TASK INSTRUCTIONS -
Search the material for "this" and show all lines that contain it.
— START DATA SUPPLIED —
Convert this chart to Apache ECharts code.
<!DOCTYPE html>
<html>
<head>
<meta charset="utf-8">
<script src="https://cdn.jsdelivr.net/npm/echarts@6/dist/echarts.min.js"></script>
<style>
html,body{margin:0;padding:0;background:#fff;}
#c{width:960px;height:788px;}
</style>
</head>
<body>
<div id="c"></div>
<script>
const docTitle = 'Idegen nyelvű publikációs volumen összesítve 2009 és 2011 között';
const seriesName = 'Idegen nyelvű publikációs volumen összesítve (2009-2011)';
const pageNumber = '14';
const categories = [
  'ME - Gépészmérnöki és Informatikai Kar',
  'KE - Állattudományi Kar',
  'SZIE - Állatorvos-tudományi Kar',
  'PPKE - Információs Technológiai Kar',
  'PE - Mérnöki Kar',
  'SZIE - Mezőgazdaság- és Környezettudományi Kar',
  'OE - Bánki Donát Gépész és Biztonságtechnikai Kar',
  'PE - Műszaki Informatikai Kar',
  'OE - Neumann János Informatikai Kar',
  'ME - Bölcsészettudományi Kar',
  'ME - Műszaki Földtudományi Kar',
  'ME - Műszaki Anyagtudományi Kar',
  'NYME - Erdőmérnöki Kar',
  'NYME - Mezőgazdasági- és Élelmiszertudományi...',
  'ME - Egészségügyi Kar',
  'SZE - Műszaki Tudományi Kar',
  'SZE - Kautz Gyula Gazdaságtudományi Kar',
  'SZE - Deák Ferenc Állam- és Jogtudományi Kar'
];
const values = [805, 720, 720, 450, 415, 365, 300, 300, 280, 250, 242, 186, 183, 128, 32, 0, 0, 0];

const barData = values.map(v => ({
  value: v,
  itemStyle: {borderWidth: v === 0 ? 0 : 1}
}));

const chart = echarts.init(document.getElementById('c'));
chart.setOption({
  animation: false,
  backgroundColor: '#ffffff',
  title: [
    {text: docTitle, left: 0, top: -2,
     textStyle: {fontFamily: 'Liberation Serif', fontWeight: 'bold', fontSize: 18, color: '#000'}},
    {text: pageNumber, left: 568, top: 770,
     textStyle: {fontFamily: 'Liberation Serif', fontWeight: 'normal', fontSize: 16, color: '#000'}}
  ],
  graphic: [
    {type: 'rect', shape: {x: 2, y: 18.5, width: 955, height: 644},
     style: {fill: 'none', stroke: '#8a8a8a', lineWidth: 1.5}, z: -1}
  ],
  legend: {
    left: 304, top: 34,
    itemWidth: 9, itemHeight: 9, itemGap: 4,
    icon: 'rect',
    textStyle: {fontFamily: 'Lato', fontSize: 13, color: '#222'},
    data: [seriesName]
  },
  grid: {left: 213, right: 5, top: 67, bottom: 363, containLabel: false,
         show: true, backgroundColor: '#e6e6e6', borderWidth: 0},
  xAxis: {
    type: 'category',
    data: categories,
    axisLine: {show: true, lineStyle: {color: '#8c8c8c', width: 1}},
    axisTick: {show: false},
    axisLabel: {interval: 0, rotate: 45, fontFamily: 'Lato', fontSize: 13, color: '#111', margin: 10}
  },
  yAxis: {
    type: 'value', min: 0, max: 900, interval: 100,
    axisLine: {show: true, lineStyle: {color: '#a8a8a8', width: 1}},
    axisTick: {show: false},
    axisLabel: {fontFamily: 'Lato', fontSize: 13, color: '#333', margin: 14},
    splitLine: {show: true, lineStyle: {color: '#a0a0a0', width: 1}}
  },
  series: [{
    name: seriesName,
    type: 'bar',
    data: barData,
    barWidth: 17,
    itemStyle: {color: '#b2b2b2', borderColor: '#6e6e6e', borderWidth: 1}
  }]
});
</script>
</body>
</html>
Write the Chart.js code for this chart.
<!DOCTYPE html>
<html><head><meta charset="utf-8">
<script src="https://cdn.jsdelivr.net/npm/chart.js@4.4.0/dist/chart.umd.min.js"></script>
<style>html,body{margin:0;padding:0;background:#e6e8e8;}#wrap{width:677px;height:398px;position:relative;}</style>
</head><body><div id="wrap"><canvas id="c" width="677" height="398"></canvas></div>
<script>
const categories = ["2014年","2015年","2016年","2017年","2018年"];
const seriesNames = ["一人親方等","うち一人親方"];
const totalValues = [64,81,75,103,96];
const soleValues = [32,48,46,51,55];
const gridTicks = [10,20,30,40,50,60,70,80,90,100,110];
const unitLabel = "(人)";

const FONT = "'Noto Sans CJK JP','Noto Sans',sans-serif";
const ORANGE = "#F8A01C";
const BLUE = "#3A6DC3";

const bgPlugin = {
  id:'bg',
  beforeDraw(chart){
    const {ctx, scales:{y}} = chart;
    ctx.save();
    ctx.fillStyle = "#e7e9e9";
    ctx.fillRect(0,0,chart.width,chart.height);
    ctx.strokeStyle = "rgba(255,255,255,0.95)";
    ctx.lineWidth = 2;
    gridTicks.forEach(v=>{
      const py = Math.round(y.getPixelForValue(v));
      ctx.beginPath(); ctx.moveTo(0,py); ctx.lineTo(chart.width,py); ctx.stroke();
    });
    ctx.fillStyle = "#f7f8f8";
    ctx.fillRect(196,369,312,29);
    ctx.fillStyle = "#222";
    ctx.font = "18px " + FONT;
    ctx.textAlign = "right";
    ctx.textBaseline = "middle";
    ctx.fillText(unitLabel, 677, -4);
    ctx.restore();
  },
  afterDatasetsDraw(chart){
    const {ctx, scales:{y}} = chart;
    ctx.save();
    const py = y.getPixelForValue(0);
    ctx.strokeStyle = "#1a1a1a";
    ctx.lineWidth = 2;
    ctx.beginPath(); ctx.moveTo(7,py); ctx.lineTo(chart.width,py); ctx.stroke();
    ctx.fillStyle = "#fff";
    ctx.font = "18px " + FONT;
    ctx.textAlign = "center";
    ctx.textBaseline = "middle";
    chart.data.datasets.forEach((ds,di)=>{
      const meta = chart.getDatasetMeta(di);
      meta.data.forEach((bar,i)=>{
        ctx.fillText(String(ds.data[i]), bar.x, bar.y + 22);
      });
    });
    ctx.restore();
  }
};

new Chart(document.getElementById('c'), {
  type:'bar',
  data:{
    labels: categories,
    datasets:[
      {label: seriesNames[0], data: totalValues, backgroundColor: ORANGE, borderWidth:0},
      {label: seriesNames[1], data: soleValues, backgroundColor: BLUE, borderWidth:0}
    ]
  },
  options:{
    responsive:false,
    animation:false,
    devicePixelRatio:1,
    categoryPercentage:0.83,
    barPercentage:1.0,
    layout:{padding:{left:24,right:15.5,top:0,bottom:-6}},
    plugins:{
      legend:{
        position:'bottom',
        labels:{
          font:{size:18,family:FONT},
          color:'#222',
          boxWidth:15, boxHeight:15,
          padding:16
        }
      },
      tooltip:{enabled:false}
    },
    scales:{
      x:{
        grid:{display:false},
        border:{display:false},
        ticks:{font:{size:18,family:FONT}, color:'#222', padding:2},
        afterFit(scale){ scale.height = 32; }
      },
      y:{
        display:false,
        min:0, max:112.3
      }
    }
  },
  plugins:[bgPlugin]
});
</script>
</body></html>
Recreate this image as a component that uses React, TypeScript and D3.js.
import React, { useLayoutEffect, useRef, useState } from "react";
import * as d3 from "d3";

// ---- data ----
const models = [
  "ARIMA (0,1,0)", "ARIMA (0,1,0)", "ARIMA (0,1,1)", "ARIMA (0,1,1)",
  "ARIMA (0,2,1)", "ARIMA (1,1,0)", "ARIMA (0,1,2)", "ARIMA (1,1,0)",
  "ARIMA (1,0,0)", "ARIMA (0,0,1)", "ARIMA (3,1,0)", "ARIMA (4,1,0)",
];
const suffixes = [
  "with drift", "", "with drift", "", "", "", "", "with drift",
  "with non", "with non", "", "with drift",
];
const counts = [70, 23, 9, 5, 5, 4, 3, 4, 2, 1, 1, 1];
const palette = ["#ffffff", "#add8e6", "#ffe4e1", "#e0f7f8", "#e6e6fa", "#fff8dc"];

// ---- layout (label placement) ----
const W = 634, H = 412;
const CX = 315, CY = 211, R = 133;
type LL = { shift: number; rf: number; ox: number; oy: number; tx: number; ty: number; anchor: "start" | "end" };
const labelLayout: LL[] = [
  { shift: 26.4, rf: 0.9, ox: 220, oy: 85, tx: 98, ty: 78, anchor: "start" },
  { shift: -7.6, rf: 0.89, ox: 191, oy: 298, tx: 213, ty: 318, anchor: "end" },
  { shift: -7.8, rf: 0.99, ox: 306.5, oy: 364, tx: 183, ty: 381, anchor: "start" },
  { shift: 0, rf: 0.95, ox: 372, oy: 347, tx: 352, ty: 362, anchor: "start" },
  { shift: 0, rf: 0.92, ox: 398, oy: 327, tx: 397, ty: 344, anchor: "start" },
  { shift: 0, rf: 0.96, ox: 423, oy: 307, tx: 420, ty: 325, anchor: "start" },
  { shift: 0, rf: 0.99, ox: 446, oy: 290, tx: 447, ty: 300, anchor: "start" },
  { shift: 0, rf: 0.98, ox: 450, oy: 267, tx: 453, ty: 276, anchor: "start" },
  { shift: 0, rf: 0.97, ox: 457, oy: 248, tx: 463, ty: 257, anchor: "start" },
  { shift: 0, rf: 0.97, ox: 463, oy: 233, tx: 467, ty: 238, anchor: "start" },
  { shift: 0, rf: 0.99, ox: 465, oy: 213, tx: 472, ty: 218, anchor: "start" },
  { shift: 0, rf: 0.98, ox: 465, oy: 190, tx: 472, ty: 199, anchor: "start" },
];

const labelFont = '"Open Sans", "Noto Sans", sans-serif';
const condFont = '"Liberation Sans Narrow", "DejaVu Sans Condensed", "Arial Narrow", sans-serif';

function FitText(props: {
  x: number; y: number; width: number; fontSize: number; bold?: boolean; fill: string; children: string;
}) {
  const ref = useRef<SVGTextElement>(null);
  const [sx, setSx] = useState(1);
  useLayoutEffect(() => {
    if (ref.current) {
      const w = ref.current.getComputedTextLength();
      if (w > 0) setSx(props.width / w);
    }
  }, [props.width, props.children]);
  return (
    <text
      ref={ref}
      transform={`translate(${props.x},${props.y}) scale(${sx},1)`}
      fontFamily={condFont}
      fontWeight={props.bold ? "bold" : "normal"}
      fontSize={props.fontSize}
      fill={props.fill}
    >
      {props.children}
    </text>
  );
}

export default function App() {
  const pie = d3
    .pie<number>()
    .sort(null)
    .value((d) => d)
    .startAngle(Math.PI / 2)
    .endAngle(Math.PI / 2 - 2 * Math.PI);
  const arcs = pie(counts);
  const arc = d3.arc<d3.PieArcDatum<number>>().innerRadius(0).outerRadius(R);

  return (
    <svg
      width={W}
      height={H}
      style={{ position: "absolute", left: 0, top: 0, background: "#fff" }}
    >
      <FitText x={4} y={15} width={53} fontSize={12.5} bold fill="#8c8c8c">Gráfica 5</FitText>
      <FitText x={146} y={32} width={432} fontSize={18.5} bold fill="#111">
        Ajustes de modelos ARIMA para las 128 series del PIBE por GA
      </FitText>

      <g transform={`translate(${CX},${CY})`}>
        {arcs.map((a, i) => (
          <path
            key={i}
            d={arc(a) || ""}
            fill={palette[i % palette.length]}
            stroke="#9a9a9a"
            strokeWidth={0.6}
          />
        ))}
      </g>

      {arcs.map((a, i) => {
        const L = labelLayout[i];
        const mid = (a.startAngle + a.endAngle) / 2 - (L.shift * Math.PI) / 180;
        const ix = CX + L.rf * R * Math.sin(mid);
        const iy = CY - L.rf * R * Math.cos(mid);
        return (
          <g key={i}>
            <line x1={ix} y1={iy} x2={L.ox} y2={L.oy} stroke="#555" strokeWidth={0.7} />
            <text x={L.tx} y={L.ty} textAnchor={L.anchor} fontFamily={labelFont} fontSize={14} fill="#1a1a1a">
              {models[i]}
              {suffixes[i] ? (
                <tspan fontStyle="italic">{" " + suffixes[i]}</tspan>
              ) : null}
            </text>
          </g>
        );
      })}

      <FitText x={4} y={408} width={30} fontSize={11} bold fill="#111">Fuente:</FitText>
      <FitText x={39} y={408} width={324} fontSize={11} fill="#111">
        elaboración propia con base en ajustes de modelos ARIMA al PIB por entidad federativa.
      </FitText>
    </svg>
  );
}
— END DATA SUPPLIED —
TASK SOLUTION -
Convert this chart to Apache ECharts code.
Write the Chart.js code for this chart.
Recreate this image as a component that uses React, TypeScript and D3.js.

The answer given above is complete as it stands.